Work required —
Extract the lines from the start through the line that holds "const dnaH2o2Err = [0, 0.27, 0.25];", both included, omitting all images.

Provided material —

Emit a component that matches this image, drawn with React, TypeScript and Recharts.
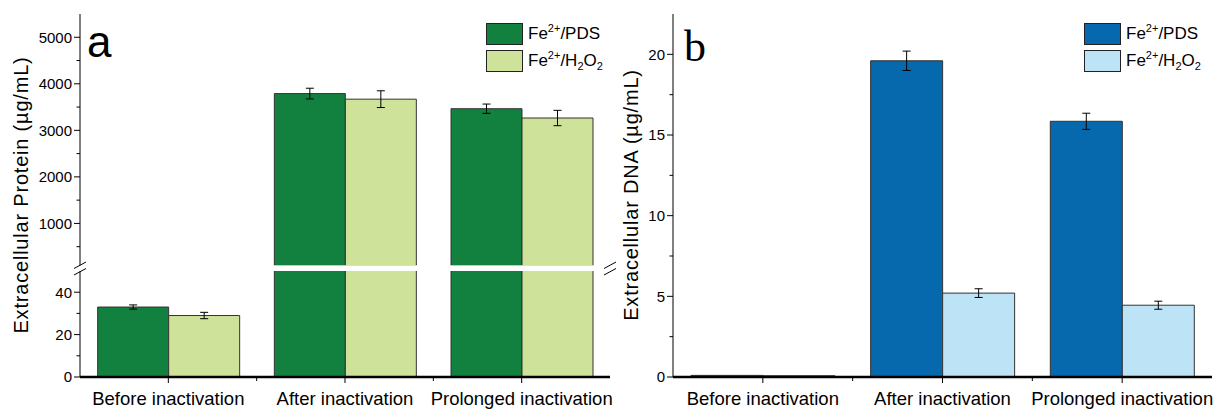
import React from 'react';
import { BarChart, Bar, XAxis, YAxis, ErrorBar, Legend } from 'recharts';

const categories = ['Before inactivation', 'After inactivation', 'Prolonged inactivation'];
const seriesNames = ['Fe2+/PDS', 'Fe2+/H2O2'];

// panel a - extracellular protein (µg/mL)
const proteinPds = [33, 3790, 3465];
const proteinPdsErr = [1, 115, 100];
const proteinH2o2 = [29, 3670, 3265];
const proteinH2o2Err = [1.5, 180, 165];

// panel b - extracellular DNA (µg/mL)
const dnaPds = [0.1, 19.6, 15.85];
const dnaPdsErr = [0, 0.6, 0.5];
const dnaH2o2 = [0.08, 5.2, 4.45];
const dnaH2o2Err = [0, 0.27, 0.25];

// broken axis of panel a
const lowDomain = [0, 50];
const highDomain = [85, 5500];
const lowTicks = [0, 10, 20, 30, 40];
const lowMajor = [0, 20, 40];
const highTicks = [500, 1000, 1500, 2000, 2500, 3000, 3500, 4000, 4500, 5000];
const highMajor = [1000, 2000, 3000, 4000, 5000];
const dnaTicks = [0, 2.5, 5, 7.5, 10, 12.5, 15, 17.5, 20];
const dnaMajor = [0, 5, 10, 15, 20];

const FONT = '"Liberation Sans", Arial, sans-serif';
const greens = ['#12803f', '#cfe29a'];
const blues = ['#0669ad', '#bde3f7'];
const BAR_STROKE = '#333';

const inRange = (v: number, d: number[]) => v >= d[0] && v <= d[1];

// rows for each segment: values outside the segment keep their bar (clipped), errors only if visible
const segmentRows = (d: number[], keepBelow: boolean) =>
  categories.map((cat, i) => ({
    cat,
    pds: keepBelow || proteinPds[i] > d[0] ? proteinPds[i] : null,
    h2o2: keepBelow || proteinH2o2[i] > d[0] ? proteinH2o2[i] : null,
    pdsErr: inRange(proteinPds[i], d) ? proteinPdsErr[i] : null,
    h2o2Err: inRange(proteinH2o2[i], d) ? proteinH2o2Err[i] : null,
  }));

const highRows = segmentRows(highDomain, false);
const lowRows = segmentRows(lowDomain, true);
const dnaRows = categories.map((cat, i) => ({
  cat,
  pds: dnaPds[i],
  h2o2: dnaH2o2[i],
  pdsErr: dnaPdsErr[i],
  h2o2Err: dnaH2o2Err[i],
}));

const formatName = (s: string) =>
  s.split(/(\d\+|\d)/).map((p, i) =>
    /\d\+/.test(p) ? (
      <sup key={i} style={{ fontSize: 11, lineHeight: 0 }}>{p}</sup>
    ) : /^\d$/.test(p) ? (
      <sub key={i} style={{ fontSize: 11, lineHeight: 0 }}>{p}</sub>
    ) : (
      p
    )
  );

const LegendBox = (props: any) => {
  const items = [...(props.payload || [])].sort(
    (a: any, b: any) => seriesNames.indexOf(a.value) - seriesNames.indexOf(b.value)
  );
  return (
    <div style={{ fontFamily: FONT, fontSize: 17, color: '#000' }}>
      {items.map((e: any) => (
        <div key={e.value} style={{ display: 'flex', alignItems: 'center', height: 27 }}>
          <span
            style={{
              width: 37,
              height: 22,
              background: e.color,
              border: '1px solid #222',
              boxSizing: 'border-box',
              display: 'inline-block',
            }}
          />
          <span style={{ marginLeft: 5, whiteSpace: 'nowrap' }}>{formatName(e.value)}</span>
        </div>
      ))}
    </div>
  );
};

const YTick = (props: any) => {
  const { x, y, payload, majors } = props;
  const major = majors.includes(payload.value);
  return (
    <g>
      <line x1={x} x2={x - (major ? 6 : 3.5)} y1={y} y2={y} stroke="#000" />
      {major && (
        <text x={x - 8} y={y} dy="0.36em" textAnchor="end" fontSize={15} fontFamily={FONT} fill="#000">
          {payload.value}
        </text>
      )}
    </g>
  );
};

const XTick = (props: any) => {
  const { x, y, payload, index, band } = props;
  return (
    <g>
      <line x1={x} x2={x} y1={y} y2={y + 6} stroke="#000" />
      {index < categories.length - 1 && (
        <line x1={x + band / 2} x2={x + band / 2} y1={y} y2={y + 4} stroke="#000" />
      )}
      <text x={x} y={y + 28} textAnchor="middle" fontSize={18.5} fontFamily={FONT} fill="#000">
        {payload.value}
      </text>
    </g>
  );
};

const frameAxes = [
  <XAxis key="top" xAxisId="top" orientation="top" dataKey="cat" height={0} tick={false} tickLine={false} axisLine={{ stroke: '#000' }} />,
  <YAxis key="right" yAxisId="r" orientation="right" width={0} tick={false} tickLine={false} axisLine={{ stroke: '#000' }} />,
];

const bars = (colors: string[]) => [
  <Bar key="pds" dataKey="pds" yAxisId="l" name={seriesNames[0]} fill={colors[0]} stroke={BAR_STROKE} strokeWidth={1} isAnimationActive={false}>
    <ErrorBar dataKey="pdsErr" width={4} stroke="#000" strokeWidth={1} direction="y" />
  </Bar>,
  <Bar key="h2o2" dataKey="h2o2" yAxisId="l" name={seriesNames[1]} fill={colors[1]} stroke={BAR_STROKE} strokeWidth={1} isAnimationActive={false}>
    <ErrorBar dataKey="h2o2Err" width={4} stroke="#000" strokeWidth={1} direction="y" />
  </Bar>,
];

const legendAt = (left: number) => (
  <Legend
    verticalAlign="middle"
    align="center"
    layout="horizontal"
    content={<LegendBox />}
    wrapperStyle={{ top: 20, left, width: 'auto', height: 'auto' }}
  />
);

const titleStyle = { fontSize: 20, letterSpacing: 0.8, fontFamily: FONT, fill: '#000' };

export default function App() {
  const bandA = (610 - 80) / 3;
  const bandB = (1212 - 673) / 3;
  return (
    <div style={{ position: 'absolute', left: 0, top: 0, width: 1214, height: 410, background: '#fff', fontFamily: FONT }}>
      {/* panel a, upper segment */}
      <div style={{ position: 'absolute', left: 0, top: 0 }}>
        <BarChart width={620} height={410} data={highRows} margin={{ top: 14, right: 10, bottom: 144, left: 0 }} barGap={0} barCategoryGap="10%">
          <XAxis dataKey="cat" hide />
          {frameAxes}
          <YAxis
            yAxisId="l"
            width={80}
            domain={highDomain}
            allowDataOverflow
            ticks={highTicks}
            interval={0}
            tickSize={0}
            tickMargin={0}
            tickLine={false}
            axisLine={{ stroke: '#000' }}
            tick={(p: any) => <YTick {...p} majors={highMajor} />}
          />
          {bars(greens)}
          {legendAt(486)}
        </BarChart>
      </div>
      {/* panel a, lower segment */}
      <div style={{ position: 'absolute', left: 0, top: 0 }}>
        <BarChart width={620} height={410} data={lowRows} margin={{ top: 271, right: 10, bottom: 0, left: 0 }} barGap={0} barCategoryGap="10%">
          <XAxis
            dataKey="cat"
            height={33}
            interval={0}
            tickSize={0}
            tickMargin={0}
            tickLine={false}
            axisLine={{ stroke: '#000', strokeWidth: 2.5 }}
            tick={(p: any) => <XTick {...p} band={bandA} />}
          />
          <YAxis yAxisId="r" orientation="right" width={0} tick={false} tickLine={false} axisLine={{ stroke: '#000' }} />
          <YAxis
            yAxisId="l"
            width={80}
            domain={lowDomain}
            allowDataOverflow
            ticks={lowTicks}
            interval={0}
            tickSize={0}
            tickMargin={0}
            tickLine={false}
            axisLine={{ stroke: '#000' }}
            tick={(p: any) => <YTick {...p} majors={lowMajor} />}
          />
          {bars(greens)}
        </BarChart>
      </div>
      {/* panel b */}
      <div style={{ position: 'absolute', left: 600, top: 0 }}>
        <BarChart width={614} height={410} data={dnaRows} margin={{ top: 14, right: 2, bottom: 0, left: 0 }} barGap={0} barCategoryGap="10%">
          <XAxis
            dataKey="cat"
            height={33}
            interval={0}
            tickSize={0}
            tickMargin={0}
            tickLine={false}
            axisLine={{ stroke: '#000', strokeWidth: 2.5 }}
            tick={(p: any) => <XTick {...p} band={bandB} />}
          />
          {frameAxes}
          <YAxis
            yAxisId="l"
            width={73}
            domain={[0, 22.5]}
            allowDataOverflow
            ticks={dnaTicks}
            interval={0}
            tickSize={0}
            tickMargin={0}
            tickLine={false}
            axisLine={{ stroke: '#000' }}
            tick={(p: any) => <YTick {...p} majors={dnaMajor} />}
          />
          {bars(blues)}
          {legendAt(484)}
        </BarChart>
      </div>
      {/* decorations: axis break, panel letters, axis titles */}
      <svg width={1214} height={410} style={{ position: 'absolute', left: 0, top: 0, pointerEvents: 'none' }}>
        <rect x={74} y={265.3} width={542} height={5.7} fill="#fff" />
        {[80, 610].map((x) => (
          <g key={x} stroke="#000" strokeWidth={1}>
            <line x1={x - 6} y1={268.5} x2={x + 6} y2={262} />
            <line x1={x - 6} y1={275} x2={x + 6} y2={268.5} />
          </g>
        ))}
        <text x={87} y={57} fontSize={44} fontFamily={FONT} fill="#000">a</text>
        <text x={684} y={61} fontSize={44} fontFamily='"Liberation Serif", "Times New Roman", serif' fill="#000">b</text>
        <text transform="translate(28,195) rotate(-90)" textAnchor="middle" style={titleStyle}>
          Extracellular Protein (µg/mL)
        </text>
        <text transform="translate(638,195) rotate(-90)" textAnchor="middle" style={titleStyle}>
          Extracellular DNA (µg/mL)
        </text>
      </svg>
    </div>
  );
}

Reply to the exercise —
Emit a component that matches this image, drawn with React, TypeScript and Recharts.
import React from 'react';
import { BarChart, Bar, XAxis, YAxis, ErrorBar, Legend } from 'recharts';

const categories = ['Before inactivation', 'After inactivation', 'Prolonged inactivation'];
const seriesNames = ['Fe2+/PDS', 'Fe2+/H2O2'];

// panel a - extracellular protein (µg/mL)
const proteinPds = [33, 3790, 3465];
const proteinPdsErr = [1, 115, 100];
const proteinH2o2 = [29, 3670, 3265];
const proteinH2o2Err = [1.5, 180, 165];

// panel b - extracellular DNA (µg/mL)
const dnaPds = [0.1, 19.6, 15.85];
const dnaPdsErr = [0, 0.6, 0.5];
const dnaH2o2 = [0.08, 5.2, 4.45];
const dnaH2o2Err = [0, 0.27, 0.25];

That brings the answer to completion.